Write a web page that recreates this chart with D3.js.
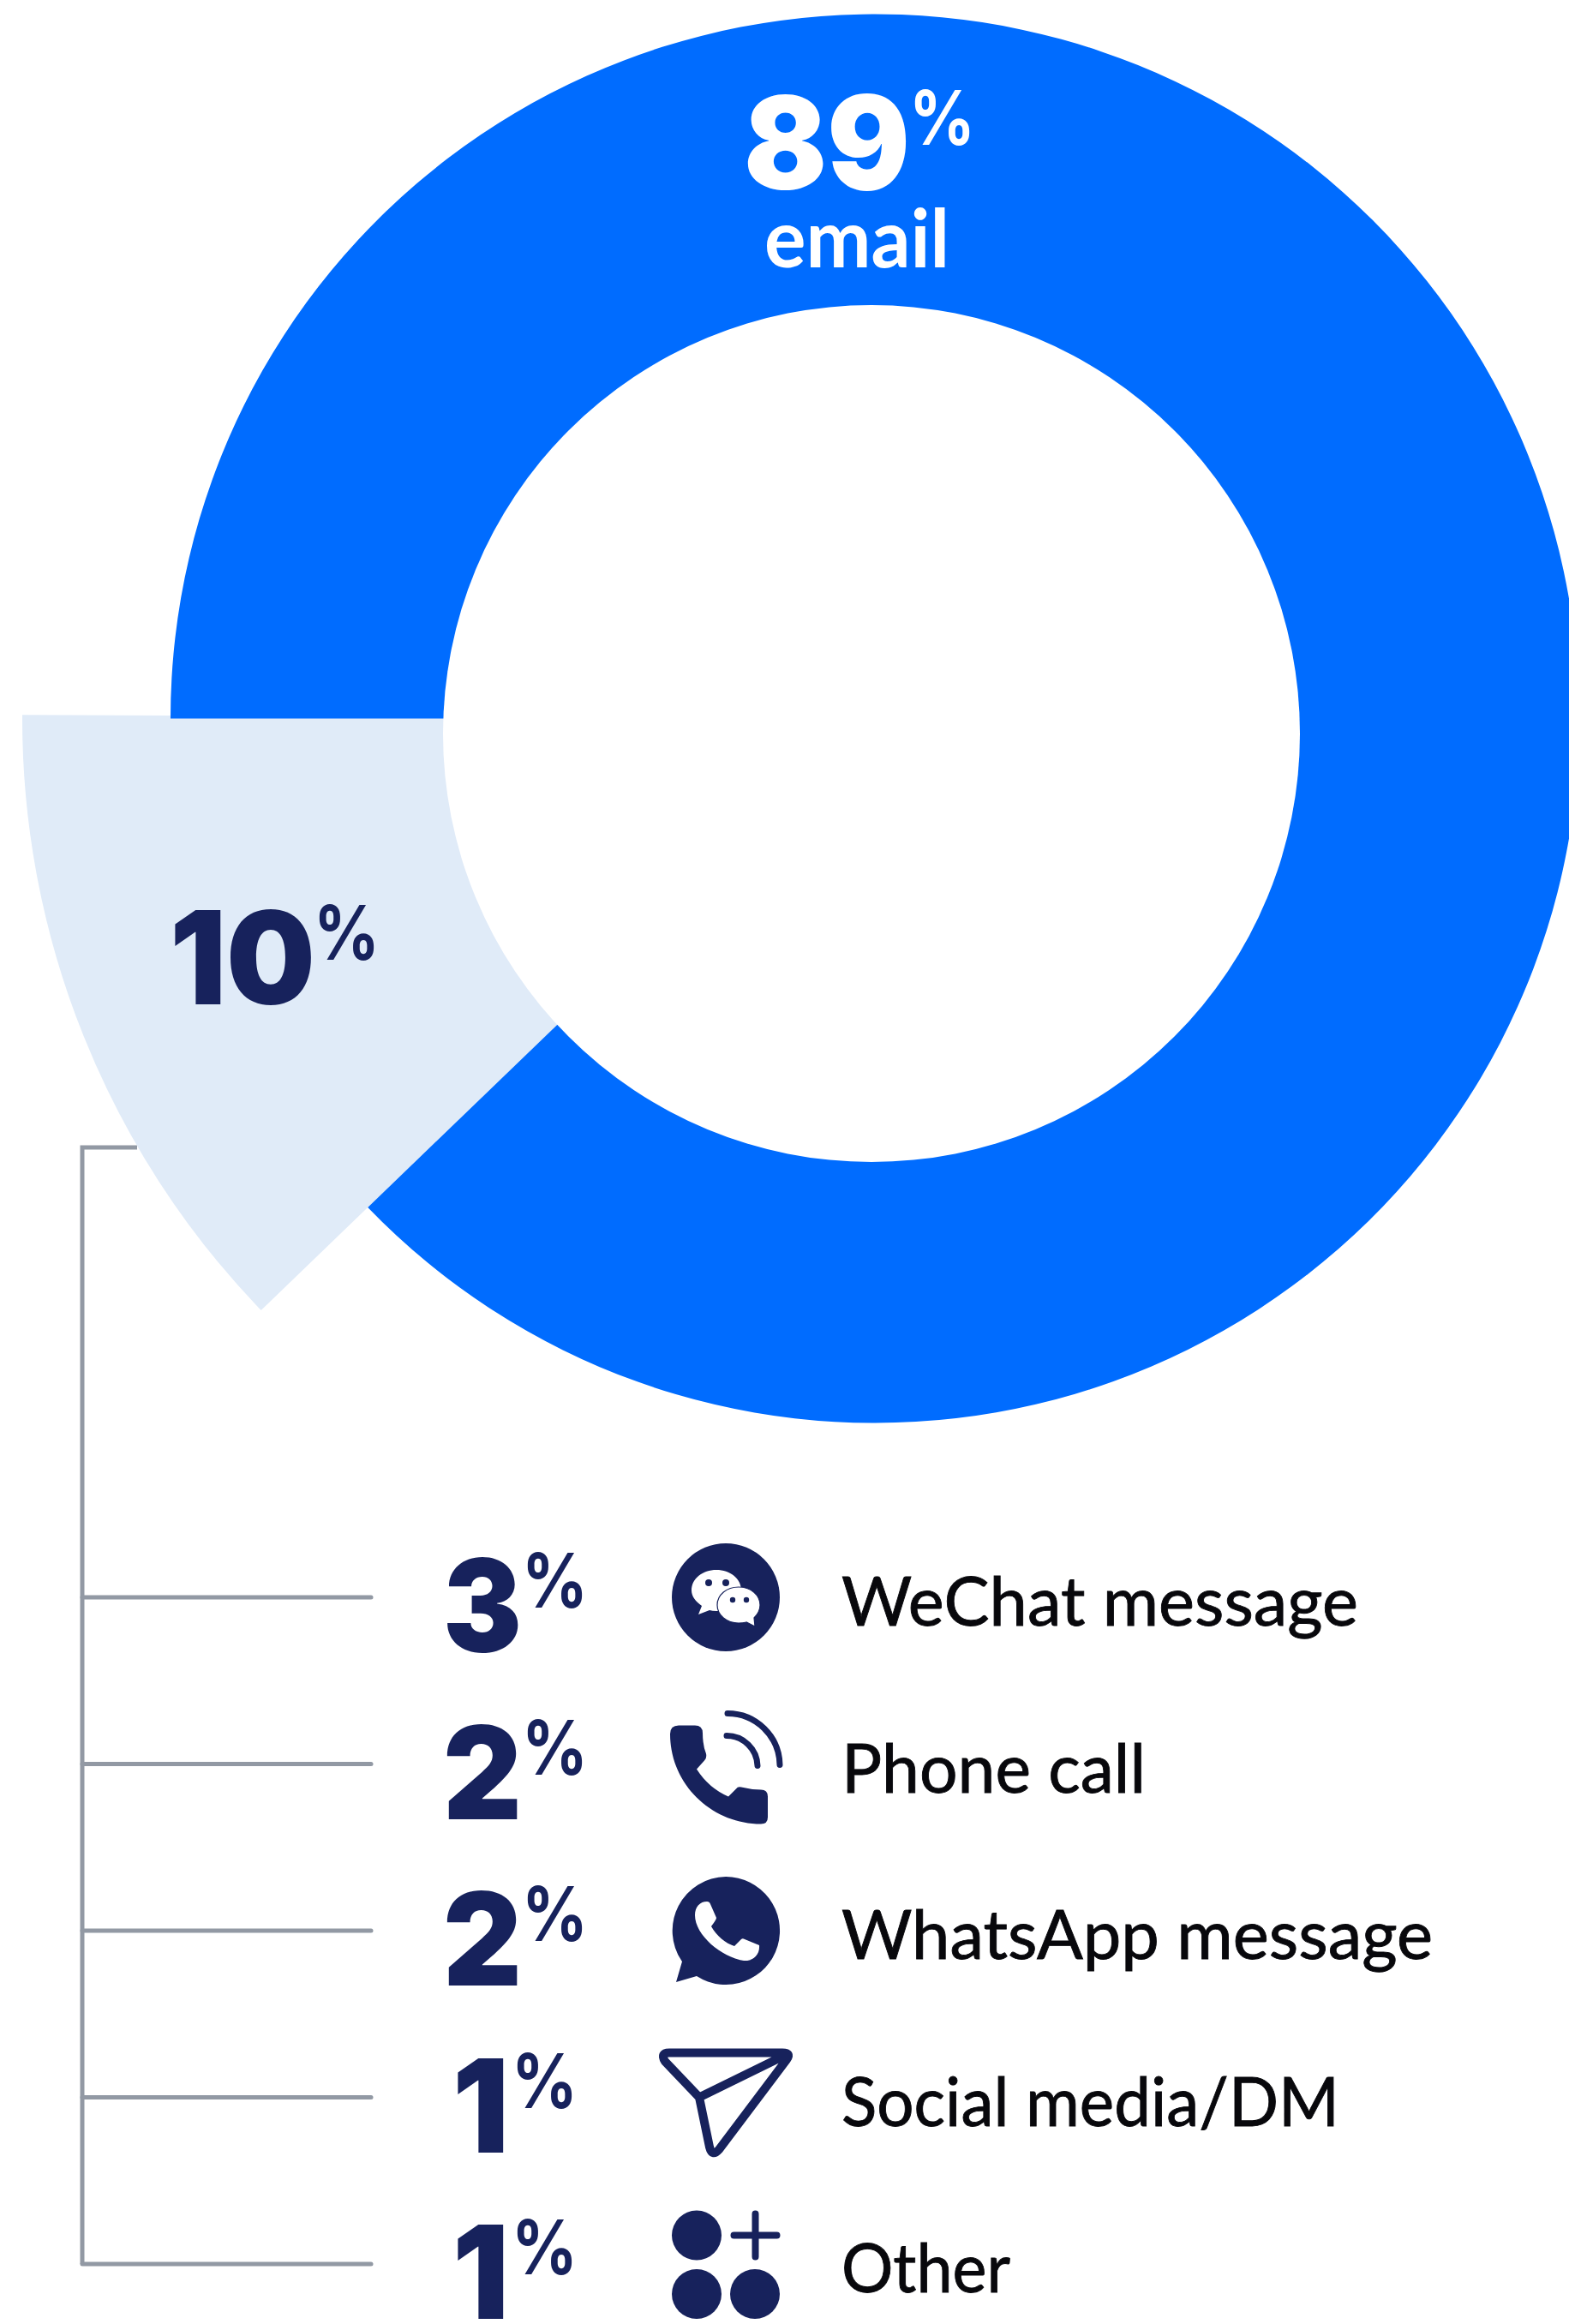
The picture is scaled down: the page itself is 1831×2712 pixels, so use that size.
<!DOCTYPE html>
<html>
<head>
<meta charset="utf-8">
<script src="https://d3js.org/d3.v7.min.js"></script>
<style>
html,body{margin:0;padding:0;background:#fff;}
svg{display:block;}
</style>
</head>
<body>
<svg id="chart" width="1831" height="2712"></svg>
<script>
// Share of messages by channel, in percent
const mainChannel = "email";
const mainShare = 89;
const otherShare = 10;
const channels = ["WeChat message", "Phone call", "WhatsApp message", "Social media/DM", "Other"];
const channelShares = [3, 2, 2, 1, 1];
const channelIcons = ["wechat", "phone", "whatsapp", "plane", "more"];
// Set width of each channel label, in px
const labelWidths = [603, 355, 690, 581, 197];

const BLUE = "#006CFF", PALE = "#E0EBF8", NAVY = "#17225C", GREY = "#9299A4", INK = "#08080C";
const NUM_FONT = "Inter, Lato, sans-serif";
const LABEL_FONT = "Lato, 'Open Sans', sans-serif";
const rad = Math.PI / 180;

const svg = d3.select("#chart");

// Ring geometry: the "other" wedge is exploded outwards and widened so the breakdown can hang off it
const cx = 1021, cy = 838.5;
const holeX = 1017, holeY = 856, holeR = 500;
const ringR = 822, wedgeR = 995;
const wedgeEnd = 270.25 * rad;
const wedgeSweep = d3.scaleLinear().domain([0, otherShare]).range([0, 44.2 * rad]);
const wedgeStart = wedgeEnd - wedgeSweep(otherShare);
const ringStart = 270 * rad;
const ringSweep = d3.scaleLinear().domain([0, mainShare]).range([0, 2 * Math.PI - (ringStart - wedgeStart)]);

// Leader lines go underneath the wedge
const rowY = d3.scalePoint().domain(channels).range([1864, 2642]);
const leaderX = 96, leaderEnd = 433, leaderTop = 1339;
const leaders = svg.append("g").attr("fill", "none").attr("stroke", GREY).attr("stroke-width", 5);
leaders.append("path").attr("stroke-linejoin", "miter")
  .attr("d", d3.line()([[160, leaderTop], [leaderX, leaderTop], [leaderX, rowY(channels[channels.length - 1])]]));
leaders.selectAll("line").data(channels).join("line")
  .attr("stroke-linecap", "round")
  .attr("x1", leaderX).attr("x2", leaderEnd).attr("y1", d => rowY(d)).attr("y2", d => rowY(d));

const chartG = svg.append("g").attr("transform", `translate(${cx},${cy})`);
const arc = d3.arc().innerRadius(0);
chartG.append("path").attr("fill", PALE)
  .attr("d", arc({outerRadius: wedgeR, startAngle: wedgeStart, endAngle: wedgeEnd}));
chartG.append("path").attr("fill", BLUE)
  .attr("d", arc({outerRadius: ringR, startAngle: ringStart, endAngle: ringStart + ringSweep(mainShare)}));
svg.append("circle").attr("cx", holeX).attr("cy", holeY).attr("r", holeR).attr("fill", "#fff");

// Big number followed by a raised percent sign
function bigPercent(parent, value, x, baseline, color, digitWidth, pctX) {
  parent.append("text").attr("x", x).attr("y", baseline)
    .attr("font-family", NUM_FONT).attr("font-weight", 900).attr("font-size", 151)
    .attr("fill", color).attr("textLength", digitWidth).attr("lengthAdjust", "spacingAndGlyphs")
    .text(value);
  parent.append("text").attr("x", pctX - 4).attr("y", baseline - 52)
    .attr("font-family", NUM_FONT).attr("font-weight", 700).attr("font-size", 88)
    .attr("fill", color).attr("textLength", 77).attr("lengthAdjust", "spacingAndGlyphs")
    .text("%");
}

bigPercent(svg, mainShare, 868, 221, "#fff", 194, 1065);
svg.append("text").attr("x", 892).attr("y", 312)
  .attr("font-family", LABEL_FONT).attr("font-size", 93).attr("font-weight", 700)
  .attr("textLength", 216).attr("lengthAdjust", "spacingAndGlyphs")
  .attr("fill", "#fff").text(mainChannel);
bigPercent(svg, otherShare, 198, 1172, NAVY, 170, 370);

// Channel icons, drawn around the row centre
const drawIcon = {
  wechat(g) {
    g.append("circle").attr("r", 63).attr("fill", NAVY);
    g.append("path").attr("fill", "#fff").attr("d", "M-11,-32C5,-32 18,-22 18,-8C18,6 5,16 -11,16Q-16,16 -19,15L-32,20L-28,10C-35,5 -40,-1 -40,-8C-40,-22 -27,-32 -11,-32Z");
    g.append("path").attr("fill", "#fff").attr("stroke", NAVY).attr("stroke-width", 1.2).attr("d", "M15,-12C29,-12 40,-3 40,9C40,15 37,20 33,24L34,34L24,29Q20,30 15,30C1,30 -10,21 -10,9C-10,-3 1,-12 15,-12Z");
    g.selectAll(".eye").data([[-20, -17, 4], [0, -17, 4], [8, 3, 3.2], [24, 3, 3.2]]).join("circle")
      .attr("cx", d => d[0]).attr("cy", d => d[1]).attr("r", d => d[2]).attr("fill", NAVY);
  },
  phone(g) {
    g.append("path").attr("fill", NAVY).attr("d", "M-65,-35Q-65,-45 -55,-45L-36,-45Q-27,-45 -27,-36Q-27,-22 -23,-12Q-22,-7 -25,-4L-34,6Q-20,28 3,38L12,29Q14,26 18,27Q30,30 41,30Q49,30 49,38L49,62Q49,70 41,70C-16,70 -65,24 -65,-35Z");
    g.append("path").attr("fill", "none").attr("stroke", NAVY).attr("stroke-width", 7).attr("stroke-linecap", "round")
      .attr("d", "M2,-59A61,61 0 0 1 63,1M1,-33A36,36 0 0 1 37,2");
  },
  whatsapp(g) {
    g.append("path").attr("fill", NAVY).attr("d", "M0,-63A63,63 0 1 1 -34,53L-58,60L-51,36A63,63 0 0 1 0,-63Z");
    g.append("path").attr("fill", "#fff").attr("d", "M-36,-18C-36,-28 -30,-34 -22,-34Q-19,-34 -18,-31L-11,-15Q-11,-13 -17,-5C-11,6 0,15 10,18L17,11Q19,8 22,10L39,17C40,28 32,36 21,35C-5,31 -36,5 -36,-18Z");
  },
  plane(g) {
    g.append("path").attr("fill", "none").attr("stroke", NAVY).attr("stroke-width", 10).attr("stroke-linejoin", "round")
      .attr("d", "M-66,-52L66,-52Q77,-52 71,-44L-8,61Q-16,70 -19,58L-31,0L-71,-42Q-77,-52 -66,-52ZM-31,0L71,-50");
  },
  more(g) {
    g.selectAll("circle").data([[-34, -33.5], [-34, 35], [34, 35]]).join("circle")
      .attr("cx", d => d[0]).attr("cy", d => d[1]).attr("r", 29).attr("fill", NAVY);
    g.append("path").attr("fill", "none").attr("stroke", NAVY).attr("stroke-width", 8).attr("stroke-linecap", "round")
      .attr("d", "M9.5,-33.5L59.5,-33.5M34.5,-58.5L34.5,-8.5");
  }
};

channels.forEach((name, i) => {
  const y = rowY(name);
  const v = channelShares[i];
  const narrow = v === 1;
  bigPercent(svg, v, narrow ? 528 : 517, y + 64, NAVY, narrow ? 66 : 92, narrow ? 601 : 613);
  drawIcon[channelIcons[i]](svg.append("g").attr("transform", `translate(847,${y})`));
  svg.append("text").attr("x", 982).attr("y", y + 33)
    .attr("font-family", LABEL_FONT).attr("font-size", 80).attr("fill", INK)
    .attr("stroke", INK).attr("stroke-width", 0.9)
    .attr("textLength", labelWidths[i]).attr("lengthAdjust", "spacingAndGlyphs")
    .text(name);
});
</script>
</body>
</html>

**Written exercise**
Each line of the data should be quoted exactly, with pictures left out.

**Exercise solution**
Write a web page that recreates this chart with D3.js.
The picture is scaled down: the page itself is 1831×2712 pixels, so use that size.
<!DOCTYPE html>
<html>
<head>
<meta charset="utf-8">
<script src="https://d3js.org/d3.v7.min.js"></script>
<style>
html,body{margin:0;padding:0;background:#fff;}
svg{display:block;}
</style>
</head>
<body>
<svg id="chart" width="1831" height="2712"></svg>
<script>
// Share of messages by channel, in percent
const mainChannel = "email";
const mainShare = 89;
const otherShare = 10;
const channels = ["WeChat message", "Phone call", "WhatsApp message", "Social media/DM", "Other"];
const channelShares = [3, 2, 2, 1, 1];
const channelIcons = ["wechat", "phone", "whatsapp", "plane", "more"];
// Set width of each channel label, in px
const labelWidths = [603, 355, 690, 581, 197];

const BLUE = "#006CFF", PALE = "#E0EBF8", NAVY = "#17225C", GREY = "#9299A4", INK = "#08080C";
const NUM_FONT = "Inter, Lato, sans-serif";
const LABEL_FONT = "Lato, 'Open Sans', sans-serif";
const rad = Math.PI / 180;

const svg = d3.select("#chart");

// Ring geometry: the "other" wedge is exploded outwards and widened so the breakdown can hang off it
const cx = 1021, cy = 838.5;
const holeX = 1017, holeY = 856, holeR = 500;
const ringR = 822, wedgeR = 995;
const wedgeEnd = 270.25 * rad;
const wedgeSweep = d3.scaleLinear().domain([0, otherShare]).range([0, 44.2 * rad]);
const wedgeStart = wedgeEnd - wedgeSweep(otherShare);
const ringStart = 270 * rad;
const ringSweep = d3.scaleLinear().domain([0, mainShare]).range([0, 2 * Math.PI - (ringStart - wedgeStart)]);

// Leader lines go underneath the wedge
const rowY = d3.scalePoint().domain(channels).range([1864, 2642]);
const leaderX = 96, leaderEnd = 433, leaderTop = 1339;
const leaders = svg.append("g").attr("fill", "none").attr("stroke", GREY).attr("stroke-width", 5);
leaders.append("path").attr("stroke-linejoin", "miter")
  .attr("d", d3.line()([[160, leaderTop], [leaderX, leaderTop], [leaderX, rowY(channels[channels.length - 1])]]));
leaders.selectAll("line").data(channels).join("line")
  .attr("stroke-linecap", "round")
  .attr("x1", leaderX).attr("x2", leaderEnd).attr("y1", d => rowY(d)).attr("y2", d => rowY(d));

const chartG = svg.append("g").attr("transform", `translate(${cx},${cy})`);
const arc = d3.arc().innerRadius(0);
chartG.append("path").attr("fill", PALE)
  .attr("d", arc({outerRadius: wedgeR, startAngle: wedgeStart, endAngle: wedgeEnd}));
chartG.append("path").attr("fill", BLUE)
  .attr("d", arc({outerRadius: ringR, startAngle: ringStart, endAngle: ringStart + ringSweep(mainShare)}));
svg.append("circle").attr("cx", holeX).attr("cy", holeY).attr("r", holeR).attr("fill", "#fff");

// Big number followed by a raised percent sign
function bigPercent(parent, value, x, baseline, color, digitWidth, pctX) {
  parent.append("text").attr("x", x).attr("y", baseline)
    .attr("font-family", NUM_FONT).attr("font-weight", 900).attr("font-size", 151)
    .attr("fill", color).attr("textLength", digitWidth).attr("lengthAdjust", "spacingAndGlyphs")
    .text(value);
  parent.append("text").attr("x", pctX - 4).attr("y", baseline - 52)
    .attr("font-family", NUM_FONT).attr("font-weight", 700).attr("font-size", 88)
    .attr("fill", color).attr("textLength", 77).attr("lengthAdjust", "spacingAndGlyphs")
    .text("%");
}

bigPercent(svg, mainShare, 868, 221, "#fff", 194, 1065);
svg.append("text").attr("x", 892).attr("y", 312)
  .attr("font-family", LABEL_FONT).attr("font-size", 93).attr("font-weight", 700)
  .attr("textLength", 216).attr("lengthAdjust", "spacingAndGlyphs")
  .attr("fill", "#fff").text(mainChannel);
bigPercent(svg, otherShare, 198, 1172, NAVY, 170, 370);

// Channel icons, drawn around the row centre
const drawIcon = {
  wechat(g) {
    g.append("circle").attr("r", 63).attr("fill", NAVY);
    g.append("path").attr("fill", "#fff").attr("d", "M-11,-32C5,-32 18,-22 18,-8C18,6 5,16 -11,16Q-16,16 -19,15L-32,20L-28,10C-35,5 -40,-1 -40,-8C-40,-22 -27,-32 -11,-32Z");
    g.append("path").attr("fill", "#fff").attr("stroke", NAVY).attr("stroke-width", 1.2).attr("d", "M15,-12C29,-12 40,-3 40,9C40,15 37,20 33,24L34,34L24,29Q20,30 15,30C1,30 -10,21 -10,9C-10,-3 1,-12 15,-12Z");
    g.selectAll(".eye").data([[-20, -17, 4], [0, -17, 4], [8, 3, 3.2], [24, 3, 3.2]]).join("circle")
      .attr("cx", d => d[0]).attr("cy", d => d[1]).attr("r", d => d[2]).attr("fill", NAVY);
  },
  phone(g) {
    g.append("path").attr("fill", NAVY).attr("d", "M-65,-35Q-65,-45 -55,-45L-36,-45Q-27,-45 -27,-36Q-27,-22 -23,-12Q-22,-7 -25,-4L-34,6Q-20,28 3,38L12,29Q14,26 18,27Q30,30 41,30Q49,30 49,38L49,62Q49,70 41,70C-16,70 -65,24 -65,-35Z");
    g.append("path").attr("fill", "none").attr("stroke", NAVY).attr("stroke-width", 7).attr("stroke-linecap", "round")
      .attr("d", "M2,-59A61,61 0 0 1 63,1M1,-33A36,36 0 0 1 37,2");
  },
  whatsapp(g) {
    g.append("path").attr("fill", NAVY).attr("d", "M0,-63A63,63 0 1 1 -34,53L-58,60L-51,36A63,63 0 0 1 0,-63Z");
    g.append("path").attr("fill", "#fff").attr("d", "M-36,-18C-36,-28 -30,-34 -22,-34Q-19,-34 -18,-31L-11,-15Q-11,-13 -17,-5C-11,6 0,15 10,18L17,11Q19,8 22,10L39,17C40,28 32,36 21,35C-5,31 -36,5 -36,-18Z");
  },
  plane(g) {
    g.append("path").attr("fill", "none").attr("stroke", NAVY).attr("stroke-width", 10).attr("stroke-linejoin", "round")
      .attr("d", "M-66,-52L66,-52Q77,-52 71,-44L-8,61Q-16,70 -19,58L-31,0L-71,-42Q-77,-52 -66,-52ZM-31,0L71,-50");
  },
  more(g) {
    g.selectAll("circle").data([[-34, -33.5], [-34, 35], [34, 35]]).join("circle")
      .attr("cx", d => d[0]).attr("cy", d => d[1]).attr("r", 29).attr("fill", NAVY);
    g.append("path").attr("fill", "none").attr("stroke", NAVY).attr("stroke-width", 8).attr("stroke-linecap", "round")
      .attr("d", "M9.5,-33.5L59.5,-33.5M34.5,-58.5L34.5,-8.5");
  }
};

channels.forEach((name, i) => {
  const y = rowY(name);
  const v = channelShares[i];
  const narrow = v === 1;
  bigPercent(svg, v, narrow ? 528 : 517, y + 64, NAVY, narrow ? 66 : 92, narrow ? 601 : 613);
  drawIcon[channelIcons[i]](svg.append("g").attr("transform", `translate(847,${y})`));
  svg.append("text").attr("x", 982).attr("y", y + 33)
    .attr("font-family", LABEL_FONT).attr("font-size", 80).attr("fill", INK)
    .attr("stroke", INK).attr("stroke-width", 0.9)
    .attr("textLength", labelWidths[i]).attr("lengthAdjust", "spacingAndGlyphs")
    .text(name);
});
</script>
</body>
</html>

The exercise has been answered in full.